_DATASET SECTION_
<<<<
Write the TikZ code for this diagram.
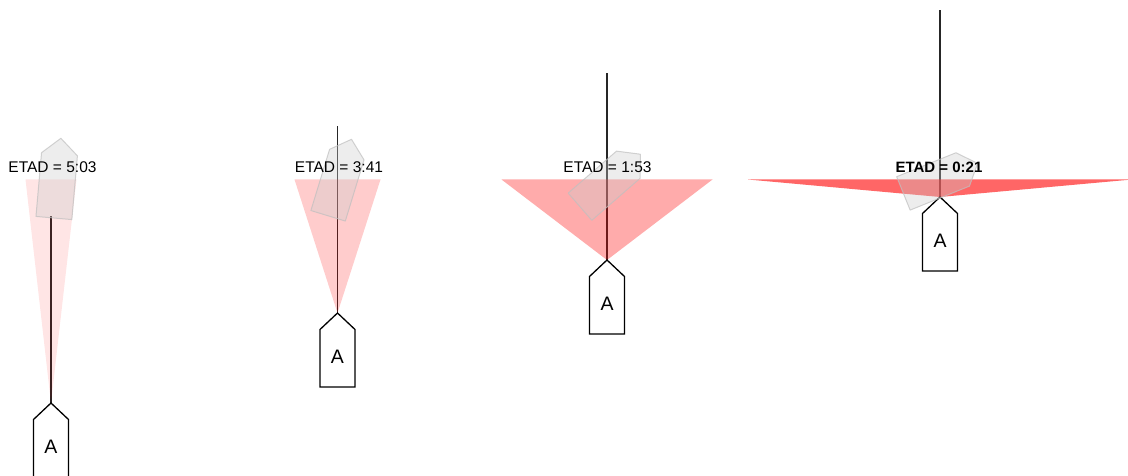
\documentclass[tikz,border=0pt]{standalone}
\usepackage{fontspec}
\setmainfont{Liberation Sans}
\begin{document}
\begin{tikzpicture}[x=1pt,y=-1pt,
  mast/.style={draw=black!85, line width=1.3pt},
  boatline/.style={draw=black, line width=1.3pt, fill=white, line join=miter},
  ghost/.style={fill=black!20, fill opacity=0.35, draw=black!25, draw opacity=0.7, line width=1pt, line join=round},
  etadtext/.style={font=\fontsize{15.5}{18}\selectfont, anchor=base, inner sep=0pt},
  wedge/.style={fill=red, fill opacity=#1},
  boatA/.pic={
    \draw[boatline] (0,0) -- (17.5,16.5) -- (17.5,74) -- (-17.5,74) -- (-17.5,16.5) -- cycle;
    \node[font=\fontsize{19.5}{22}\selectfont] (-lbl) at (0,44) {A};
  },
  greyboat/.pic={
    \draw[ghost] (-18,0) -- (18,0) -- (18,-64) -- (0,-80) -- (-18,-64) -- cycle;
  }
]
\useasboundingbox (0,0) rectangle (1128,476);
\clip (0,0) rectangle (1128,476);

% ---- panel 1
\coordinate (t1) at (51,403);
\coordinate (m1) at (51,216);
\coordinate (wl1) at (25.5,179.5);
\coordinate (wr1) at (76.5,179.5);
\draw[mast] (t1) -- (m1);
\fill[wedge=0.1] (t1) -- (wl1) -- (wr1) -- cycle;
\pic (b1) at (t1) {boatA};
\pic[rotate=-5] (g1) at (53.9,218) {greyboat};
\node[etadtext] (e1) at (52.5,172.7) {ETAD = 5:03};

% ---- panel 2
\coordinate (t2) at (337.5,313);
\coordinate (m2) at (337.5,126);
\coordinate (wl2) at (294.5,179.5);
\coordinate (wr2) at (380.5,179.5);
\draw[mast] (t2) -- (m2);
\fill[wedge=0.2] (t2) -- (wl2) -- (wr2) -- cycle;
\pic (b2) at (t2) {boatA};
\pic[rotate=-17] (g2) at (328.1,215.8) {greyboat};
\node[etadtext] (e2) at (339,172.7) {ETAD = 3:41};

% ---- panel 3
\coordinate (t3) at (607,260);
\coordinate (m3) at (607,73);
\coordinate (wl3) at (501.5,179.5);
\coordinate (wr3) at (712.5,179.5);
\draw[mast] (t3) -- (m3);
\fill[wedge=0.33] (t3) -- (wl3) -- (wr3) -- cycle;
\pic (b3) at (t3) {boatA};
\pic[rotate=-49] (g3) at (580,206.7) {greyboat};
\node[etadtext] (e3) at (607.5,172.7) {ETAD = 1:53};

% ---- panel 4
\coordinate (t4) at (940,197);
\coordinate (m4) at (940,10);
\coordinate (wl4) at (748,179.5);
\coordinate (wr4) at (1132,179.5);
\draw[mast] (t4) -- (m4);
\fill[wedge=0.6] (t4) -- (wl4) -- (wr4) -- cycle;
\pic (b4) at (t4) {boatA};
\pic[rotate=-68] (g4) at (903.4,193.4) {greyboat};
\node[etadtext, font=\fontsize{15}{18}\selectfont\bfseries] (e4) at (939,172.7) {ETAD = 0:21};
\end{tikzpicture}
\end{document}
>>>>
_TASK BRIEF_
Transcribe the material exactly, and leave out whatever pictures it holds.

_EXERCISE SOLUTION_
Write the TikZ code for this diagram.
\documentclass[tikz,border=0pt]{standalone}
\usepackage{fontspec}
\setmainfont{Liberation Sans}
\begin{document}
\begin{tikzpicture}[x=1pt,y=-1pt,
  mast/.style={draw=black!85, line width=1.3pt},
  boatline/.style={draw=black, line width=1.3pt, fill=white, line join=miter},
  ghost/.style={fill=black!20, fill opacity=0.35, draw=black!25, draw opacity=0.7, line width=1pt, line join=round},
  etadtext/.style={font=\fontsize{15.5}{18}\selectfont, anchor=base, inner sep=0pt},
  wedge/.style={fill=red, fill opacity=#1},
  boatA/.pic={
    \draw[boatline] (0,0) -- (17.5,16.5) -- (17.5,74) -- (-17.5,74) -- (-17.5,16.5) -- cycle;
    \node[font=\fontsize{19.5}{22}\selectfont] (-lbl) at (0,44) {A};
  },
  greyboat/.pic={
    \draw[ghost] (-18,0) -- (18,0) -- (18,-64) -- (0,-80) -- (-18,-64) -- cycle;
  }
]
\useasboundingbox (0,0) rectangle (1128,476);
\clip (0,0) rectangle (1128,476);

% ---- panel 1
\coordinate (t1) at (51,403);
\coordinate (m1) at (51,216);
\coordinate (wl1) at (25.5,179.5);
\coordinate (wr1) at (76.5,179.5);
\draw[mast] (t1) -- (m1);
\fill[wedge=0.1] (t1) -- (wl1) -- (wr1) -- cycle;
\pic (b1) at (t1) {boatA};
\pic[rotate=-5] (g1) at (53.9,218) {greyboat};
\node[etadtext] (e1) at (52.5,172.7) {ETAD = 5:03};

% ---- panel 2
\coordinate (t2) at (337.5,313);
\coordinate (m2) at (337.5,126);
\coordinate (wl2) at (294.5,179.5);
\coordinate (wr2) at (380.5,179.5);
\draw[mast] (t2) -- (m2);
\fill[wedge=0.2] (t2) -- (wl2) -- (wr2) -- cycle;
\pic (b2) at (t2) {boatA};
\pic[rotate=-17] (g2) at (328.1,215.8) {greyboat};
\node[etadtext] (e2) at (339,172.7) {ETAD = 3:41};

% ---- panel 3
\coordinate (t3) at (607,260);
\coordinate (m3) at (607,73);
\coordinate (wl3) at (501.5,179.5);
\coordinate (wr3) at (712.5,179.5);
\draw[mast] (t3) -- (m3);
\fill[wedge=0.33] (t3) -- (wl3) -- (wr3) -- cycle;
\pic (b3) at (t3) {boatA};
\pic[rotate=-49] (g3) at (580,206.7) {greyboat};
\node[etadtext] (e3) at (607.5,172.7) {ETAD = 1:53};

% ---- panel 4
\coordinate (t4) at (940,197);
\coordinate (m4) at (940,10);
\coordinate (wl4) at (748,179.5);
\coordinate (wr4) at (1132,179.5);
\draw[mast] (t4) -- (m4);
\fill[wedge=0.6] (t4) -- (wl4) -- (wr4) -- cycle;
\pic (b4) at (t4) {boatA};
\pic[rotate=-68] (g4) at (903.4,193.4) {greyboat};
\node[etadtext, font=\fontsize{15}{18}\selectfont\bfseries] (e4) at (939,172.7) {ETAD = 0:21};
\end{tikzpicture}
\end{document}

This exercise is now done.